What I read into this story was a tale of complex systems in chaotic circumstances, and a crew that seemed, at times, to be fighting with their cockpit management system and the standard procedures and even the reluctant firefighting ground crew. Messages about what they were dealing with were obscure, leading them through confusing processes. They had to spend hours, both in the air and on the ground, inside a seriously crippled airplane, largely because they were working through processes that were not coping with a severe failure in an efficient manner.

It is true that part of the reason the procedures they faced were so complex is because the failure was so complex: when the engine exploded, its debris punched holes in the wing, and damaged fuel and hydraulic systems throughout the plane. But this appears to me to be a fortunate incident where dealing with the problem took far too much time, but fortunately they had enough time.

"We tried to recreate it in the sim and we can’t! I think it was just such an extraordinary day."

And yet. I worry about complex systems, I worry about rigid procedures (and indeed, the crew demonstrated creative and thoughtful responses to a problem that was so unexpected the standard training sim can't make it happen), and I worry about user interfaces. There are lessons here not only for Airbus, Qantas (and surely for Rolls-Royce, maker of the ill-starred turbine), but also for any students of coping with hard problems. I'm not clever enough to impose morals on this story, except maybe Not Everything on the Test Will Be Covered In Class and You May Be Required to Use Your Brain.
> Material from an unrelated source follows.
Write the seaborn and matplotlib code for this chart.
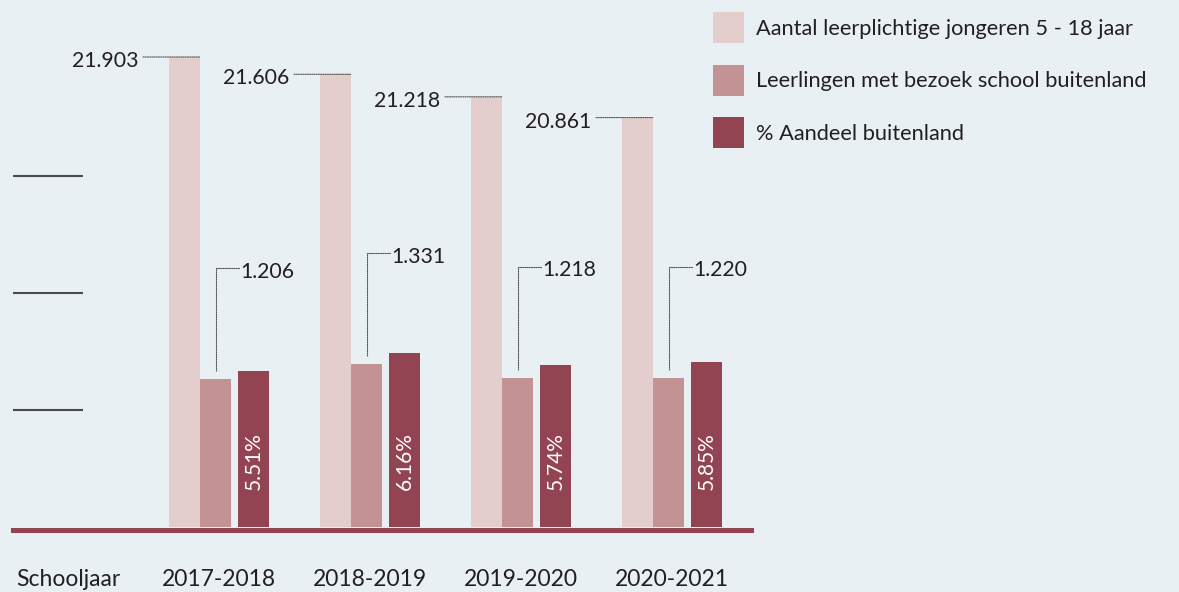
import numpy as np
import pandas as pd
import matplotlib
matplotlib.use("Agg")
import matplotlib.pyplot as plt
from matplotlib.transforms import offset_copy
import seaborn as sns

# ---------------- data ----------------
axis_title = "Schooljaar"
years = ["2017-2018", "2018-2019", "2019-2020", "2020-2021"]
series_names = ["Aantal leerplichtige jongeren 5 - 18 jaar",
                "Leerlingen met bezoek school buitenland",
                "% Aandeel buitenland"]
leerplichtig = [21903, 21606, 21218, 20861]
buitenland = [1206, 1331, 1218, 1220]
aandeel = [5.51, 6.16, 5.74, 5.85]

# ---------------- style ----------------
BG = "#e8f0f3"
C_PINK = "#e3cdcd"
C_MED = "#c39394"
C_DARK = "#934452"
TXT = "#231f20"
LEAD = "#555555"
FONT = "Lato"

sns.set_style("white")
plt.rcParams["font.family"] = [FONT, "DejaVu Sans"]

W, H = 1179, 592
fig = plt.figure(figsize=(W / 100, H / 100), dpi=100, facecolor=BG)

AX_L, AX_R, AX_B = 13, 751, 65          # pixels
ax = fig.add_axes([AX_L / W, AX_B / H, (AX_R - AX_L) / W, (H - AX_B) / H])
ax.set_facecolor("none")
ax1 = ax.twinx()
ax2 = ax.twinx()
ax3 = ax.twinx()

GROUP_PX = 151.0
CENTER0_PX = 219.0
BAR_W = 31 / GROUP_PX
idx = np.arange(len(years))
off_pink, off_med, off_dark = -34.5 / GROUP_PX, -3.5 / GROUP_PX, 34.5 / GROUP_PX

pos_pink = idx + off_pink
pos_med = idx + off_med
pos_dark = idx + off_dark

common = dict(native_scale=True, width=BAR_W, saturation=1, edgecolor="none",
              linewidth=0, errorbar=None)
sns.barplot(x=pos_pink, y=leerplichtig, color=C_PINK, ax=ax1, **common)
sns.barplot(x=pos_med, y=buitenland, color=C_MED, ax=ax2, **common)
sns.barplot(x=pos_dark, y=aandeel, color=C_DARK, ax=ax3, **common)

# scales (the infographic uses a separate scale per series)
ax1.set_ylim(13822, 22883)
ax2.set_ylim(0, 4304)
ax3.set_ylim(0, 18.67)
ax.set_ylim(0, 4.5)
ax.set_xlim((AX_L - CENTER0_PX) / GROUP_PX, (AX_R - CENTER0_PX) / GROUP_PX)

for a in (ax1, ax2, ax3):
    a.set_facecolor("none")
    for s in a.spines.values():
        s.set_visible(False)
    a.set_yticks([])
    a.set_ylabel("")
    a.set_xlabel("")
    a.tick_params(axis="x", which="both", bottom=False, labelbottom=False,
                  top=False, labeltop=False)

# base axis: baseline, left guide lines, tick labels
for s in ("top", "right", "left"):
    ax.spines[s].set_visible(False)
ax.spines["bottom"].set_color(C_DARK)
ax.spines["bottom"].set_linewidth(3.6)
ax.spines["bottom"].set_position(("outward", 1.8))
ax.set_yticks([])
for lvl in (1, 2, 3):
    ax.axhline(lvl, xmin=0, xmax=(83 - AX_L) / (AX_R - AX_L), color="#4a4a4a",
               lw=1.5, solid_capstyle="butt")
ax.set_xticks([-1] + list(idx))
ax.set_xticklabels([axis_title] + years, fontsize=16.5, color=TXT)
ax.tick_params(axis="x", length=0, pad=28.3)
ax.set_xlabel("")
ax.set_ylabel("")

dot = (0, (1, 1))

# pink labels with horizontal dotted leader
for x, v in zip(pos_pink, leerplichtig):
    tr = offset_copy(ax1.transData, fig=fig, x=15.5, y=0, units="dots")
    ax1.annotate("", xy=(x, v), xycoords=tr, xytext=(-57, 0),
                 textcoords="offset pixels",
                 arrowprops=dict(arrowstyle="-", shrinkA=0, shrinkB=0,
                                 color=LEAD, lw=0.8, linestyle=dot))
    ax1.annotate(f"{v / 1000:.3f}", xy=(x, v), xytext=(-46, -10),
                 textcoords="offset pixels", ha="right", va="baseline",
                 fontsize=15.3, color=TXT)

# medium labels with elbow dotted leader
for x, v in zip(pos_med, buitenland):
    tr = offset_copy(ax2.transData, fig=fig, x=0, y=8, units="dots")
    ax2.annotate("", xy=(x, v), xycoords=tr, xytext=(23, 103),
                 textcoords="offset pixels",
                 arrowprops=dict(arrowstyle="-", shrinkA=0, shrinkB=0,
                                 color=LEAD, lw=0.8, linestyle=dot,
                                 connectionstyle="angle,angleA=0,angleB=90,rad=0"))
    ax2.annotate(f"{v / 1000:.3f}", xy=(x, v), xytext=(25, 101.5),
                 textcoords="offset pixels", ha="left", va="baseline",
                 fontsize=15.3, color=TXT)

# percentage labels inside dark bars
for x, v in zip(pos_dark, aandeel):
    ax3.annotate(f"{v:.2f}%", xy=(x, 0), xytext=(0, 37),
                 textcoords="offset pixels", rotation=90, ha="center",
                 va="bottom", fontsize=15, color="white", annotation_clip=False)

# legend
LFS = 15.7
lpx = LFS * 100 / 72
hl = 31 / lpx
hh = (31 / lpx - 0.245) / 0.65
handles = [ax1.patches[0], ax2.patches[0], ax3.patches[0]]
fig.legend(handles=handles, labels=series_names, loc="upper left",
           bbox_to_anchor=(713 / W, 1 - 12 / H), frameon=False, borderpad=0,
           borderaxespad=0, handlelength=hl, handleheight=hh,
           handletextpad=12 / lpx, labelspacing=(52.7 - 31) / lpx, fontsize=LFS,
           labelcolor=TXT)

fig.savefig("out.png", dpi=100, facecolor=BG)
*aviation is a super-safe means of travel. Incidents are rare, and most of them (like this one) do not end with a plane crash. That said, the survival rate for passengers in aviation crashes is 53%. In airliner incidents which have at least one passenger fatality, the general survival rate of passengers is 25% in the last decade. That's a long-winded way of saying that in a fatal airplane accident, most of the time most of the passengers die.